HK stocks party like mainland peers

Editorial | Mary Ma 7 Jul 2020

Officially, the bull market is back for the Hang Seng Index. With the index standing more than 20 percent above the lows in March, yesterday's turnover of HK$250 billion was also the most voluminous since March 2018.

The surge was primarily driven by a strong performance in the mainland's A-share market where daily tradings in Shanghai and Shenzhen combined exceeded 1.5 trillion yuan - the highest in almost five years.

It was the third consecutive day that the volume had remained firmly above 1 trillion yuan.

It was incredible. Beijing seemed to be asserting to the world that everything was okay with its economy despite the coronavirus pandemic, mounting unemployment, increased conflicts with America, severe flooding across a vast territory and the premier's warning about the economy.

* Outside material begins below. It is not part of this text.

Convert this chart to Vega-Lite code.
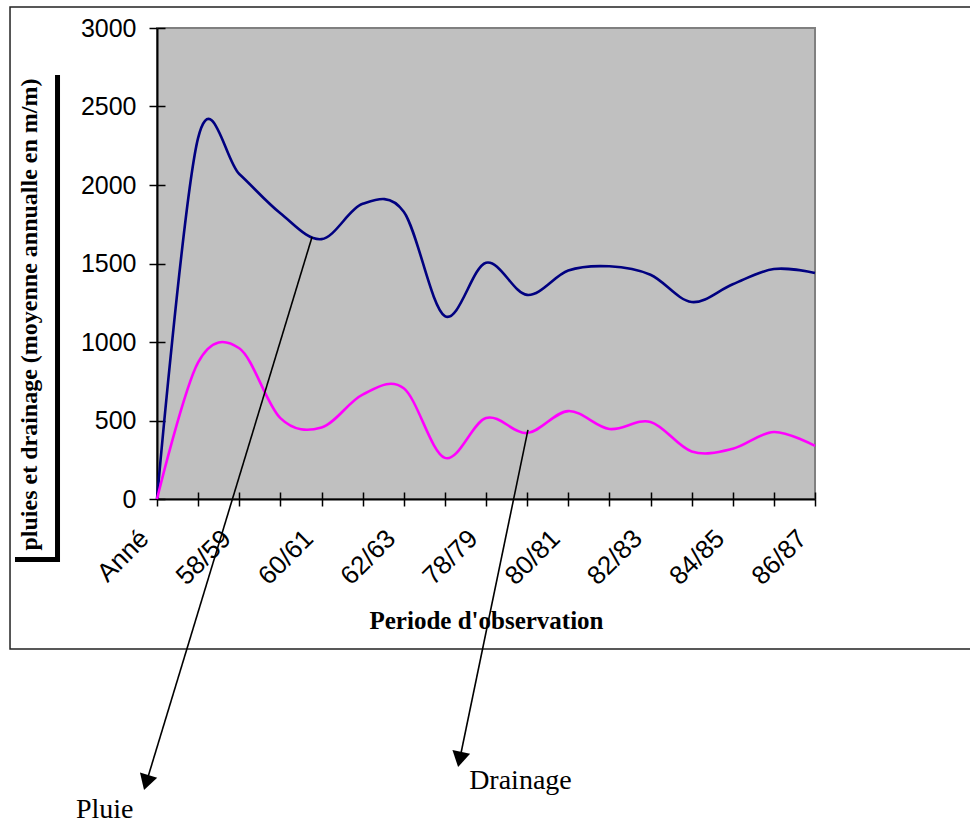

Of course, there's also the passage of the national security law for Hong Kong.

Compared to its peers elsewhere, the rebound of the Hong Kong market has been slow. If trading has been focused on a few stocks - most notably the "ATM" trio of Alibaba, Tencent and Meituan - since the announcement of the national security law, yesterday's surge was across the board with capital flowing into the old economy.

Believe it or not, even Hongkongers' one-time pride, HSBC, had a rally of nearly 5 percent.

Of course, the stock exchange has been the sure winner along with the ATM since it is the only platform through which Hong Kong-listed stocks are traded. It is estimated that the bourse and Tencent alone accounted for about 40 percent of the index growth of the past three months.

It is natural for capital to flow from expensive stocks to cheaper alternatives.

The ongoing enthusiasm bears some resemblance to the 2015 stock party, fueled by state media reports of a "bull market comeback" and the need to cultivate "a healthy bull."

There was also the earlier move by regulators in Beijing to loosen rules on margin financing, which was viewed by market players as a government signal to guide funding from banks and insurers to the stock market.

Will history repeat itself readily? Maybe, maybe not since even Warren Buffett appeared to have lost his step too. Soon after Wall Street tumbled as infection cases rose violently in the US a few months ago, Buffett exclaimed that stocks then were still too expensive to buy after he exchanged a good lot for cash.

Stocks have not got cheaper, but he has now pulled the trigger with a US$10 billion deal to buy the natural gas transmission and storage assets of an energy firm.

The Oracle of Omaha may not be convinced that the worst is over, but he knows he must answer his fans' queries.

Interestingly, tens of thousands of Hongkongers received HK$10,000 from the government yesterday. How much of that finished up as part of the HK$250 billion poured into the stock market the same day? It would be interesting to find out.

The security law has been a dampening factor. However, as the threat of sanctions failed to materialize as predicted, investors lowered their guard and joined the party.